A local resident in Wana, the main town in South Waziristan, said today's missile strike occurred before dawn, hitting an Islamic seminary, or madrassa, and also striking an adjoining compound in the hamlet of Zyara Leetha. The dead included civilians, among them a woman and her two children, he said.

Residents also reported that militants immediately closed off the scene of the bombing, suggesting that some senior figure might have been among those killed.

Pakistani militants often cite such strikes as U.S. violations of Pakistan's sovereignty, and use them to stir up anti-American sentiment. A local militant commander, Maulana Nazir, said Pakistan's government should prevent such raids. Pakistan is under tremendous pressure to provide more cooperation in tracking Taliban and Al Qaeda figures sheltered in the tribal areas. But the coalition government showed new signs of disarray as Gillani headed into his meeting with Bush.

Over the weekend, the government announced a major change in the chain of command for Pakistan's most powerful spy agency -- but then reversed the directive 24 hours later.

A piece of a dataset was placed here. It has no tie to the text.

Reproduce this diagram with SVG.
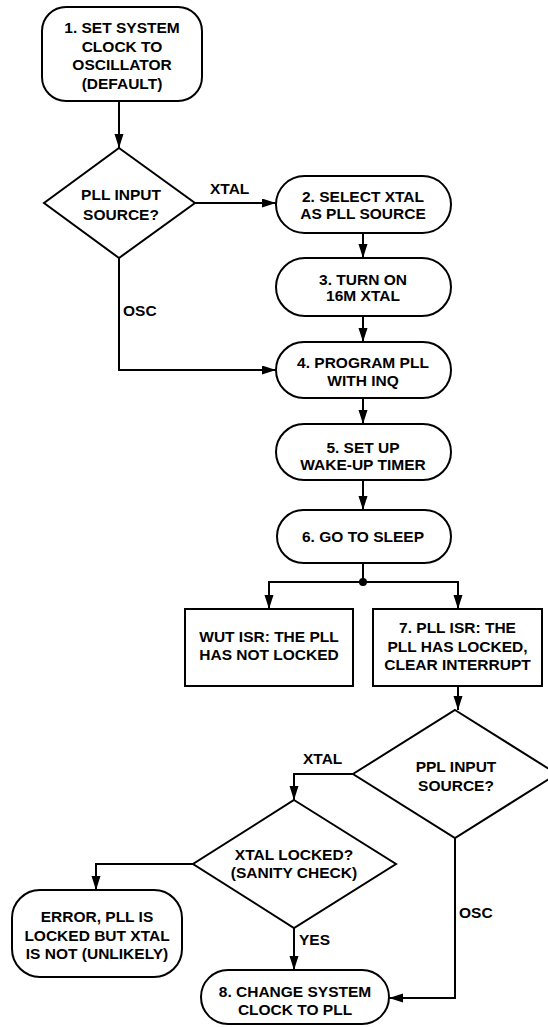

The government issued a statement late Saturday, as Gillani was en route to Washington, saying that Inter Services Intelligence, which is commanded by a senior military officer, would begin reporting directly to the civilian Interior Ministry.

But after what Pakistani press reports described as furious protests the following day from senior military and intelligence officials, the order was canceled.

The ISI, sometimes described as a state within a state, helped arm and organize the Taliban in the 1990s. Critics, including the governments of neighboring India and Afghanistan, accuse the ISI of retaining links with Islamic militants and fomenting attacks by them.